K.V. Turley writes from London.
South by Southwest, or ‘South By’, or just SXSW, is now one of the world’s biggest festivals.
SXSW is dedicated to helping creative people achieve their goals. Founded in 1987 in Austin, Texas, SXSW is best known for its Conference and Festival that bring together the interactive, film and music industries from around the world.
Last year, approximately 432,500 people participated in the SXSW Conference and Festival. Almost 40 percent of these were aged between 25 and 35 years old. Although 75 percent of all those attending were from the United States, from both Europe and the Pacific Rim there were sizable and noticeable groups of attendees. Each year at SXSW there are many entrepreneurial startups and those looking for funding. But there are also many multinational corporations present too. SXSW itself is big business. In 2017 alone, SXSW’s economic impact on the Austin economy was $348.6 million.
During SXSW the Austin Conference Center hosting SXSW has become the go-to destination for media and tech professionals. For the 10 days SXSW runs, there are an endless array of events, sessions, showcases, screenings, exhibitions, and a variety of networking opportunities second to none. In terms of media and tech it would be fair to say that there is unlikely to be a conference with a more varied, creative and innovative group of attendees anywhere in the world.
The organisers of SXSW are conscious of the fact that some of the most creative and inquiring minds on the planet are collected together and, quite literally, bumping into each other in restaurants, bars, or just sitting beside each other listening to an author, actor or entrepreneur mapping out the future of their industry and, in some cases, the world around us.
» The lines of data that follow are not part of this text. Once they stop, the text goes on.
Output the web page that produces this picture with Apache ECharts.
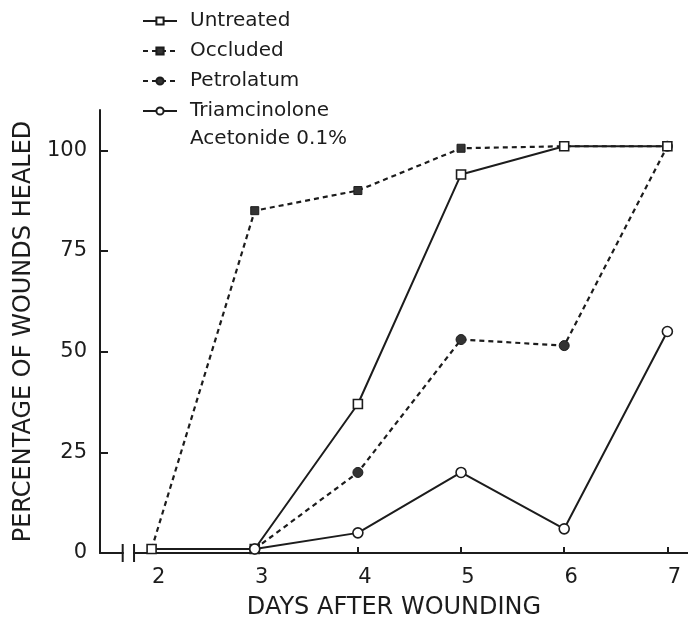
<!DOCTYPE html>
<html>
<head>
<meta charset="utf-8">
<script src="https://cdn.jsdelivr.net/npm/echarts@6/dist/echarts.min.js"></script>
<style>
html,body{margin:0;padding:0;background:#fff;}
#c{width:688px;height:629px;}
</style>
</head>
<body>
<div id="c"></div>
<script>
var days = [2, 3, 4, 5, 6, 7];
var untreated = [1, 1, 37, 94, 101, 101];
var occluded = [1, 85, 90, 100.5, 101, 101];
var petrolatum = [null, 1, 20, 53, 51.5, 101];
var triamcinolone = [null, 1, 5, 20, 6, 55];
var yTicks = [0, 25, 50, 75, 100];
var seriesNames = ['Untreated', 'Occluded', 'Petrolatum', 'Triamcinolone Acetonide 0.1%'];

var INK = '#1c1c1c';
var FONT = 'DejaVu Sans';

function pairs(vals) {
  return days.map(function (d, i) { return [d, vals[i]]; }).filter(function (p) { return p[1] !== null; });
}

var legendText = { fontFamily: FONT, fontSize: 20, color: INK, lineHeight: 28, padding: [0, 0, 0, 8] };

var chart = echarts.init(document.getElementById('c'));
chart.setOption({
  backgroundColor: '#ffffff',
  animation: false,
  textStyle: { fontFamily: FONT, color: INK },
  grid: { left: 100, right: 0, top: 110, bottom: 76 },
  legend: [
    {
      orient: 'vertical', left: 137, top: 2,
      itemWidth: 34, itemHeight: 9, itemGap: 2,
      textStyle: legendText,
      data: seriesNames.slice(0, 3)
    },
    {
      orient: 'vertical', left: 137, top: 68,
      itemWidth: 34, itemHeight: 9, itemGap: 2,
      textStyle: {
        fontFamily: FONT, fontSize: 20, color: INK, padding: [0, 0, 0, 8],
        rich: {
          s: { fontSize: 20, lineHeight: 28 },
          t: { fontFamily: FONT, fontSize: 20, color: INK, lineHeight: 28 }
        }
      },
      data: seriesNames.slice(3),
      formatter: function (n) {
        var parts = n.split(' Acetonide');
        return '{s| }\n{t|' + parts[0] + '}\n{t|Acetonide' + parts[1] + '}';
      }
    }
  ],
  xAxis: {
    type: 'value',
    min: 1.5,
    max: 7.2,
    name: 'DAYS AFTER WOUNDING',
    nameLocation: 'middle',
    nameGap: 43,
    nameTextStyle: { fontFamily: FONT, fontSize: 24, color: INK },
    splitLine: { show: false },
    axisLine: { show: true, lineStyle: { color: INK, width: 2 } },
    axisTick: { show: true, inside: true, length: 6, lineStyle: { color: INK, width: 2 }, customValues: days },
    axisLabel: { fontFamily: FONT, fontSize: 21, color: INK, margin: 14, padding: [0, 0, 0, 14], customValues: days }
  },
  yAxis: {
    type: 'value',
    min: 0,
    max: 110,
    name: 'PERCENTAGE OF WOUNDS HEALED',
    nameLocation: 'middle',
    nameGap: 62,
    nameTextStyle: { fontFamily: FONT, fontSize: 24, color: INK },
    splitLine: { show: false },
    axisLine: { show: true, lineStyle: { color: INK, width: 2 } },
    axisTick: { show: true, inside: true, length: 8, lineStyle: { color: INK, width: 2 }, customValues: yTicks },
    axisLabel: { fontFamily: FONT, fontSize: 21, color: INK, margin: 13, customValues: yTicks }
  },
  series: [
    {
      name: seriesNames[0], type: 'line', data: pairs(untreated),
      symbol: 'rect', symbolSize: 9, showAllSymbol: true,
      lineStyle: { color: INK, width: 2, type: 'solid' },
      itemStyle: { color: '#ffffff', borderColor: INK, borderWidth: 1.6 }, z: 3
    },
    {
      name: seriesNames[1], type: 'line', data: pairs(occluded),
      symbol: 'rect', symbolSize: 8,
      lineStyle: { color: INK, width: 2.2, type: [5, 4] },
      itemStyle: { color: '#333', borderColor: INK, borderWidth: 1 }, z: 2
    },
    {
      name: seriesNames[2], type: 'line', data: pairs(petrolatum),
      symbol: 'circle', symbolSize: 10,
      lineStyle: { color: INK, width: 2.2, type: [5, 4] },
      itemStyle: { color: '#333', borderColor: INK, borderWidth: 1 }, z: 2
    },
    {
      name: seriesNames[3], type: 'line', data: pairs(triamcinolone),
      symbol: 'circle', symbolSize: 10,
      lineStyle: { color: INK, width: 2, type: 'solid' },
      itemStyle: { color: '#ffffff', borderColor: INK, borderWidth: 1.6 }, z: 3
    }
  ]
});

// axis break decoration on the x axis near the origin
var p1 = chart.convertToPixel({ gridIndex: 0 }, [1.72, 0]);
var p2 = chart.convertToPixel({ gridIndex: 0 }, [1.83, 0]);
chart.setOption({
  graphic: [
    { type: 'rect', z: 100, shape: { x: p1[0] + 1, y: p1[1] - 3, width: p2[0] - p1[0] - 2, height: 6 }, style: { fill: '#ffffff' } },
    { type: 'line', z: 101, shape: { x1: p1[0], y1: p1[1] - 9, x2: p1[0], y2: p1[1] + 9 }, style: { stroke: INK, lineWidth: 2 } },
    { type: 'line', z: 101, shape: { x1: p2[0], y1: p2[1] - 9, x2: p2[0], y2: p2[1] + 9 }, style: { stroke: INK, lineWidth: 2 } }
  ]
});
</script>
</body>
</html>
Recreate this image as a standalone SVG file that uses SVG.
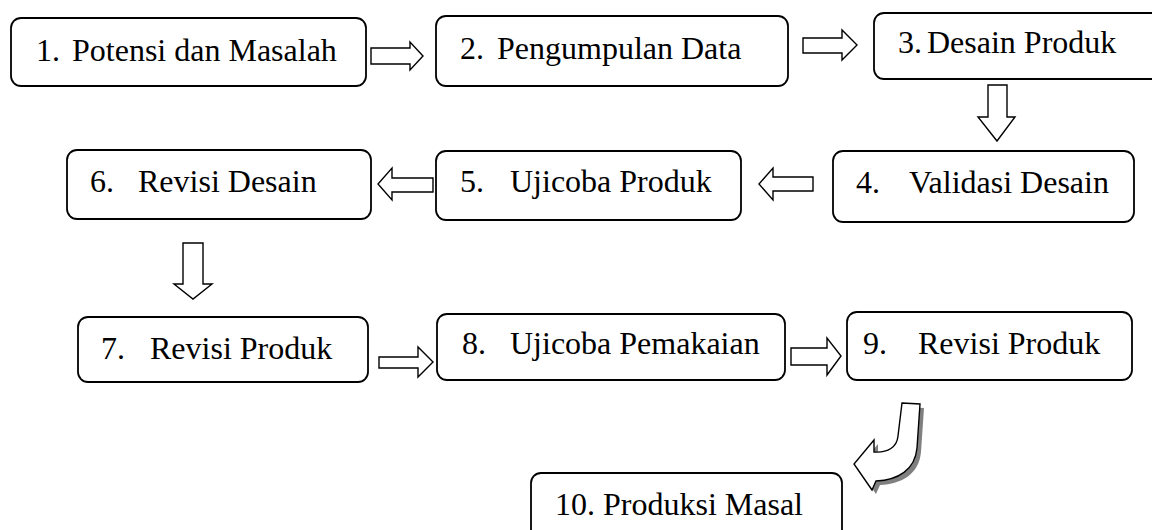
<svg xmlns="http://www.w3.org/2000/svg" width="1152" height="530" viewBox="0 0 1152 530">
<style>
.box{fill:#fff;stroke:#000;stroke-width:1.8}
.arr{fill:#fff;stroke:#000;stroke-width:1.4;stroke-linejoin:miter}
</style>
<rect width="1152" height="530" fill="#fff"/>
<g id="connectors">
<path class="arr" d="M371,48 L410,48 L410,42 L423,56 L410,70 L410,64 L371,64 Z"/>
<path class="arr" d="M803,38 L842,38 L842,30 L857,45 L842,60 L842,53 L803,53 Z"/>
<path class="arr" d="M988,85 L1007,85 L1007,117 L1015,117 L997,141 L978,117 L988,117 Z"/>
<path class="arr" d="M813,177 L773,177 L773,168 L759,184 L773,200 L773,191 L813,191 Z"/>
<path class="arr" d="M433,178 L392,178 L392,168 L378,184 L392,200 L392,192 L433,192 Z"/>
<path class="arr" d="M183,243 L203,243 L203,284 L212,284 L193,299 L174,284 L183,284 Z"/>
<path class="arr" d="M379,357 L418,357 L418,347 L433,362 L418,377 L418,368 L379,368 Z"/>
<path class="arr" d="M791,348 L827,348 L827,338 L841,356 L827,375 L827,365 L791,365 Z"/>
<path d="M906,407 L924,408 L921,452 C919,474 902,484 880,485 L876,494 L858,468 L878,444 L878,456 C892,457 901,451 902,440 Z" fill="#808080"/>
<path class="arr" d="M902,403 L920,404 L917,448 C915,470 898,480 876,481 L872,490 L854,464 L874,440 L874,452 C888,453 897,447 898,436 Z"/>
</g>
<g font-family="Liberation Serif, Times New Roman, serif" font-size="32" fill="#000">
<g id="n1"><rect class="box" x="11" y="18" width="355" height="68" rx="10"/><text y="61"><tspan x="36">1.</tspan><tspan x="72">Potensi dan Masalah</tspan></text></g>
<g id="n2"><rect class="box" x="436" y="16" width="352" height="70" rx="10"/><text y="59"><tspan x="460">2.</tspan><tspan x="497">Pengumpulan Data</tspan></text></g>
<g id="n3"><rect class="box" x="874" y="13" width="295" height="66" rx="10"/><text y="53"><tspan x="898">3.</tspan><tspan x="927">Desain Produk</tspan></text></g>
<g id="n4"><rect class="box" x="833" y="151" width="301" height="71" rx="10"/><text y="193"><tspan x="856">4.</tspan><tspan x="909">Validasi Desain</tspan></text></g>
<g id="n5"><rect class="box" x="436" y="151" width="305" height="69" rx="10"/><text y="192"><tspan x="460">5.</tspan><tspan x="510">Ujicoba Produk</tspan></text></g>
<g id="n6"><rect class="box" x="67" y="150" width="304" height="69" rx="10"/><text y="192"><tspan x="90">6.</tspan><tspan x="138">Revisi Desain</tspan></text></g>
<g id="n7"><rect class="box" x="78" y="317" width="290" height="65" rx="10"/><text y="359"><tspan x="101">7.</tspan><tspan x="150">Revisi Produk</tspan></text></g>
<g id="n8"><rect class="box" x="437" y="314" width="348" height="66" rx="10"/><text y="354"><tspan x="462">8.</tspan><tspan x="510">Ujicoba Pemakaian</tspan></text></g>
<g id="n9"><rect class="box" x="847" y="312" width="285" height="68" rx="10"/><text y="354"><tspan x="863">9.</tspan><tspan x="918">Revisi Produk</tspan></text></g>
<g id="n10"><rect class="box" x="531" y="473" width="311" height="72" rx="10"/><text x="555" y="515">10. Produksi Masal</text></g>
</g>
</svg>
The buzzword here is “serendipity.” Chance meetings that can radically shift one’s mind or even one’s career. SXSW does a good job on promoting itself, but for once the hype seems to be justified.
Increasingly SXSW prides itself on being diverse. That is true with regard to the types of media and tech with which it engages. This is as varied as it possible — from AI to blockchain, “fake news” to living on Mars, from immersive entertainment to 3D printing, and much else besides. Walking around the conference center’s main hall, looking at the various exhibits, and sitting in the various auditoria listening to what is being said, the whole event appears at times part Ph.D. seminar, part sci-fi movie.
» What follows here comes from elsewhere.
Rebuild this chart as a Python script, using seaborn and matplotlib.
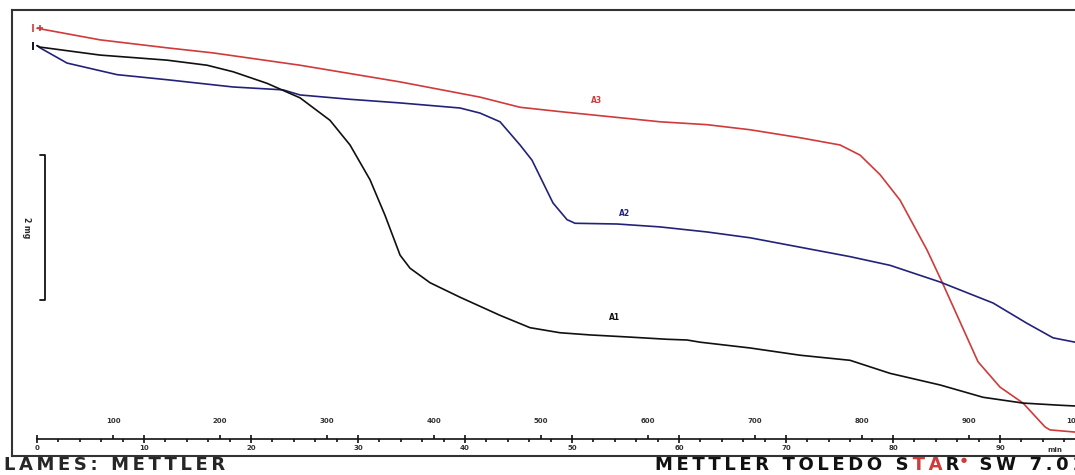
import numpy as np
import pandas as pd
import seaborn as sns
import matplotlib.pyplot as plt

# TGA curves: time in min, mass in mg (scale bar = 2 mg)
red_t = [0, 5.89, 12.15, 16.45, 24.58, 33.93, 41.40, 45.14, 48.88, 53.55, 58.22, 62.62, 66.64, 71.31,
         75.05, 76.92, 78.79, 80.65, 83.18, 84.58, 86.26, 87.94, 90.00, 92.15, 94.21, 94.67, 97.01]
red_mg = [5.90, 5.74, 5.63, 5.56, 5.39, 5.16, 4.95, 4.81, 4.75, 4.68, 4.61, 4.57, 4.50, 4.39,
          4.29, 4.15, 3.88, 3.53, 2.84, 2.40, 1.85, 1.30, 0.95, 0.73, 0.40, 0.36, 0.33]

blue_t = [0, 0.28, 2.80, 7.48, 12.15, 18.32, 22.99, 24.58, 29.25, 33.93, 39.53, 41.40, 43.27, 45.14, 46.26,
          48.22, 49.53, 50.28, 54.21, 58.22, 62.62, 66.64, 71.31, 75.98, 79.72, 84.39, 89.35, 92.52, 94.95, 97.01]
blue_mg = [5.66, 5.63, 5.42, 5.26, 5.19, 5.09, 5.05, 4.98, 4.92, 4.87, 4.80, 4.73, 4.61, 4.29, 4.08,
           3.49, 3.26, 3.21, 3.20, 3.16, 3.09, 3.01, 2.88, 2.75, 2.63, 2.40, 2.11, 1.83, 1.63, 1.57]

black_t = [0, 0.28, 5.89, 12.15, 15.89, 18.32, 21.50, 24.58, 27.38, 29.25, 31.12, 32.52, 33.93, 34.86, 36.73,
           39.53, 43.27, 46.07, 48.88, 51.68, 55.42, 58.88, 60.75, 61.96, 66.64, 71.31, 75.98, 79.72, 84.39,
           88.41, 92.15, 95.61, 97.01]
black_mg = [5.66, 5.64, 5.53, 5.46, 5.39, 5.30, 5.14, 4.94, 4.63, 4.29, 3.81, 3.32, 2.77, 2.59, 2.39,
            2.19, 1.94, 1.77, 1.70, 1.67, 1.64, 1.61, 1.60, 1.57, 1.49, 1.39, 1.32, 1.14, 0.98,
            0.81, 0.73, 0.70, 0.69]

names = ['A3', 'A2', 'A1']
colors = ['#d03a3a', '#22227a', '#101010']
label_pos = [(52.3, 4.84), (54.95, 3.28), (54.0, 1.85)]

time_ticks = [0, 10, 20, 30, 40, 50, 60, 70, 80, 90]
temp_ticks = [100, 200, 300, 400, 500, 600, 700, 800, 900, 1000]
start_temp = 29    # °C at t = 0
rate = 10          # K/min

df = pd.concat([
    pd.DataFrame({'t': red_t, 'mg': red_mg, 'sample': 'A3'}),
    pd.DataFrame({'t': blue_t, 'mg': blue_mg, 'sample': 'A2'}),
    pd.DataFrame({'t': black_t, 'mg': black_mg, 'sample': 'A1'}),
])

sns.set_style('white')
plt.rcParams['font.family'] = ['DejaVu Sans']

fig = plt.figure(figsize=(10.75, 4.75), dpi=100)
ax = fig.add_axes([12 / 1075, 19 / 475, 1073 / 1075, 446 / 475])

sns.lineplot(data=df, x='t', y='mg', hue='sample', palette=dict(zip(names, colors)),
             sort=False, estimator=None, linewidth=1.2, legend=False, ax=ax)

ax.set_xlim(-2.34, 97.94)
ax.set_ylim(0, 446 / 72.5)
ax.set_xticks([])
ax.set_yticks([])
ax.set_xlabel('')
ax.set_ylabel('')
for s in ax.spines.values():
    s.set_color('#333333')
    s.set_linewidth(1.5)

# start markers
for y0, c in zip([red_mg[0], blue_mg[0], black_mg[0]], colors):
    ax.plot(-0.35, y0, marker='|', color=c, markersize=6, mew=1.2)
ax.plot(0.3, red_mg[0], marker='+', color=colors[0], markersize=5, mew=1.2)

# curve labels
for n, c, (x, y) in zip(names, colors, label_pos):
    ax.text(x, y, n, color=c, fontsize=5.5, fontweight='bold', ha='center', va='bottom')

# mass scale bar (2 mg)
ax.plot([0.28, 0.75, 0.75, 0.28], [4.15, 4.15, 2.15, 2.15], color='#111111', lw=1.3)
ax.text(-0.95, 3.15, '2 mg', rotation=270, fontsize=5.5, fontweight='bold', ha='center', va='center')

# time axis (min) and temperature axis (°C) on one line
loc = 17 / 446
tax = ax.secondary_xaxis(loc)
tax.set_xticks(time_ticks)
tax.set_xticks(np.arange(0, 98, 2), minor=True)
tax.set_xticklabels([str(v) for v in time_ticks])
tax.tick_params(axis='x', which='major', direction='inout', length=6, width=1.2, pad=1,
                labelsize=5, labelcolor='#333333', color='#111111')
tax.tick_params(axis='x', which='minor', direction='out', length=2.5, width=1.2, color='#111111')
for lab in tax.get_xticklabels():
    lab.set_fontweight('bold')
tax.spines['bottom'].set_bounds(0, 100)
tax.spines['top'].set_bounds(0, 100)
for s in tax.spines.values():
    s.set_linewidth(1.2)
    s.set_color('#111111')

Tax = ax.secondary_xaxis(loc, functions=(lambda t: start_temp + rate * t, lambda T: (T - start_temp) / rate))
Tax.set_alignment('top')
Tax.set_xticks(temp_ticks)
Tax.set_xticklabels([str(v) for v in temp_ticks])
Tax.tick_params(axis='x', which='major', direction='out', length=3, width=1.2, pad=8,
                labelsize=5, labelcolor='#333333', color='#111111')
for lab in Tax.get_xticklabels():
    lab.set_fontweight('bold')
for s in Tax.spines.values():
    s.set_visible(False)

ax.text(95.1, 0.08, 'min', fontsize=5, fontweight='bold', color='#333333', ha='center', va='center')

# footer
def spaced(s):
    return '\u2009'.join(s)

fig.text(4 / 1075, 0.002, spaced('LAMES: METTLER'), fontsize=13, fontweight='heavy', va='bottom')

t1 = fig.text(655 / 1075, 0.002, spaced('METTLER TOLEDO S'), color='#111111', fontsize=13,
              fontweight='heavy', va='bottom')
t2 = ax.annotate('\u2009' + spaced('TA'), xy=(1, 0), xycoords=t1, color='#d03a3a', fontsize=13,
                 fontweight='heavy', va='bottom', ha='left', annotation_clip=False)
t3 = ax.annotate('\u2009R', xy=(1, 0), xycoords=t2, color='#111111', fontsize=13,
                 fontweight='heavy', va='bottom', ha='left', annotation_clip=False)
ax.annotate('\u25cf', xy=(1, 0.95), xycoords=t3, xytext=(1, 0), textcoords='offset points',
            color='#d03a3a', fontsize=5, va='top', ha='left', annotation_clip=False)
ax.annotate('\u2009' + spaced(' SW 7.01'), xy=(1, 0), xycoords=t3, xytext=(5, 0),
            textcoords='offset points', color='#111111', fontsize=13, fontweight='heavy',
            va='bottom', ha='left', annotation_clip=False)

fig.savefig('out.png', dpi=100)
There is a side to SXSW that seems not to be so diverse, however. Talking to one veteran participant, when asked how SXSW had changed over the years, he noted how it had become “more political.” He then listed a variety of politicians’ names, but all springing from the liberal side of politics. Of the presentations onstage, and the conversations heard around SXSW, it is easy to assume a shared worldview: secular, metropolitan, liberal, feminist, etc. The philosophy and values of those organizing this event — and especially its programming — are closer to those who tend to live in San Francisco and New York City than, say, the communities in Texas beyond Austin.
Interestingly, this year one veteran SXSW participant and speaker told me that there was a need to bring “more of the human” into the debates around the future in which the technology being presented might operate. In light of this, perhaps not surprisingly, what many attending have said to me is that their high point while being at SXSW has been simply meeting people. Sitting talking to another human being might appear positively 19th century at SXSW, yet it seems to be what brings the greatest joy to many. My own experience bears this out. While the talks have been mind-expanding, and some of the technology on display mind-boggling, there is nothing to rival a conversation with someone you have never met before but whose entrepreneurial journey strikes a chord and resonates with your own calling.
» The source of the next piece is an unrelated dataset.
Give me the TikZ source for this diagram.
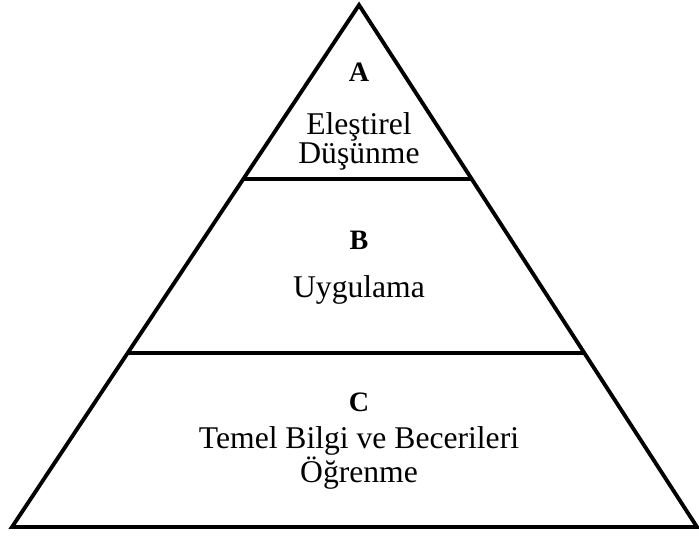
\documentclass[tikz,border=0pt]{standalone}
\usepackage{fontspec}
\setmainfont{Liberation Serif}
\usetikzlibrary{calc}

\begin{document}
\begin{tikzpicture}[x=0.02cm, y=-0.02cm, line width=2.2pt,
    letter/.style={font=\fontsize{16}{16}\selectfont\bfseries},
    tiertext/.style={font=\fontsize{18}{16.5}\selectfont, align=center, inner sep=0pt}]
    \useasboundingbox (0,0) rectangle (699,536);
    \coordinate (apex) at (359,5);
    \coordinate (bl) at (12,527);
    \coordinate (br) at (697,527);
    \draw[line join=miter] (apex) -- (bl) -- (br) -- cycle;
    % dividers
    \draw ($(apex)!1/3!(bl)$) -- ($(apex)!1/3!(br)$);
    \draw ($(apex)!2/3!(bl)$) -- ($(apex)!2/3!(br)$);
    \node[letter] (la) at (359,72) {A};
    \node[tiertext] (ta) at (359,141) {Eleştirel\\Düşünme};
    \node[letter] (lb) at (359,240) {B};
    \node[tiertext] (tb) at (359,290) {Uygulama};
    \node[letter] (lc) at (359,402) {C};
    \node[tiertext] (tc) at (359,458) {Temel Bilgi ve Becerileri\\Öğrenme};
\end{tikzpicture}
\end{document}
This, perhaps, should give pause for thought. Where, one should ask, is all this new technology heading? Yes, some of it is directed into outer space but what about that inner space — the spiritual realm? “Spiritual” is a word that may be used occasionally in Austin this week but rarely in a Christian, let alone Catholic sense.
If SXSW is all about shaping the future, then there needs to be a note of caution sounded, the high-tech possibilities on offer can be used for good or ill; they can create a better world or a “brave new world.” Ultimately, it is humanity which will choose whether the technologies of the future make us more human or, instead, devalue or even rob us of our humanity.
Walking around the conference center I was reminded of the Garden of Eden.
Looking at the hoped for a future reality in many of the exhibits, I was conscious of the Tree of Knowledge also on display. Like Adam and Eve, however, we have to be careful not to fall into the trap of wanting to become like gods when we are but men. And, like Adam and Eve, we too need to recognize that our true home is not here in this world but rather with God in the next. Anything, be it human or artificial, that blocks that return to our true “Eden” is not worth having no matter how much it appears to shine. Instead, we Catholics need to remind those around us and to be reminded that our creativity is never dimmed by the light of Christ, but always enhanced in him who makes all things new.